Lillian Tørlen is a visual artist living and working in Oslo, Norway. Her work is driven by a situational sensitivity, often with a point of departure in human psychology and behaviour.
Through sculptures and installations in various materials, she invites the viewer to re-evaluate spaces and the objects within them, to pause and consider a chain of events, or to simply contemplate the dialogue happening between the piece and the space. Her ceramic pieces are mostly made by modelling, with minimal glazing to preserve the clay’s organic expression.
Lillian holds a Master of Fine Arts from Oslo National Academy of the Arts, and a Bachelor of Art in Art & Design from Central Saint Martins, University of the Arts London. She has participated extensively in projects and exhibitions both nationally and internationally. Among them and most recently, The Norwegian Drawing Association, Experimental Gastronomy by Steinbeisser, Østlandsutstillingen, Vestlandsutstillingen, North Norwegian Art Centre, Norwegian Presence Milano, Chart Design Fair Copenhagen and Patrick Parrish New York.
Justine Woods is a garment artist, designer, educator and researcher based in Tkaronto (Toronto). She holds a Bachelor of Design in Fashion Design from X University*, a Master of Design from OCAD University, and is currently a Doctoral Candidate in the Media and Design Innovation PhD program X University*. Justine identifies as an Aabitaawikwe and is a member of what is presently known as the Georgian Bay Métis Community.
*The university is currently under the process of being renamed after accepting all 22 recommendations from the Standing Strong (Mash Koh Wee Kah Pooh Win) Task Force.
The work of the collaborative art and design practice Wednesday Architecture balances narrative and sculptural storytelling, combined with a fascination of materials, their properties and attributes. Founders Sofie Trier Mørk and Lise Bjerre Schmidt, both trained architects, started collaborating under the name Wednesday Architecture in 2013. Their work and art installations take on a playful, but exclusive approach. They develop all their pieces directly in physical models and mock-ups.This greatly impacts the result, embedding attributes of the materials in the choice and composition of the works. Today, they work from their studio in Copenhagen, Denmark: a laboratory for experiments and development, aiming to challenge conventions and to pull their designs along unexpected paths.

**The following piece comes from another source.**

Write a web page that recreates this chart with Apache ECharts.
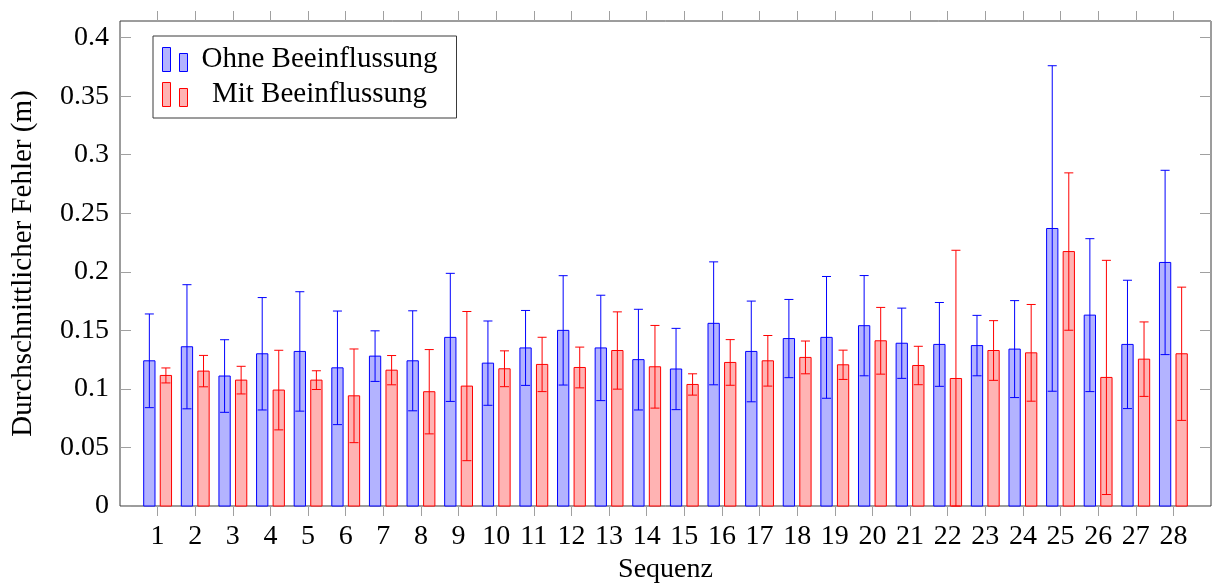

Only One Yes is a research studio run by Hong Kong-Canadian designer Boris Yu. Intrigued by discourses about natural and unnatural worlds, his fascination with lived experience addresses our increasingly unrelatable and emotionally detached environment. Boris’ body of work currently focuses on conceptual material research, grounded in a methodology that upholds the intimate aspects that make us human and generates unique stories. This empathetic approach to designing embraces chaos and ambiguity, providing a grey space for emotional catharsis and to question the processes affecting the way our communities are shaped.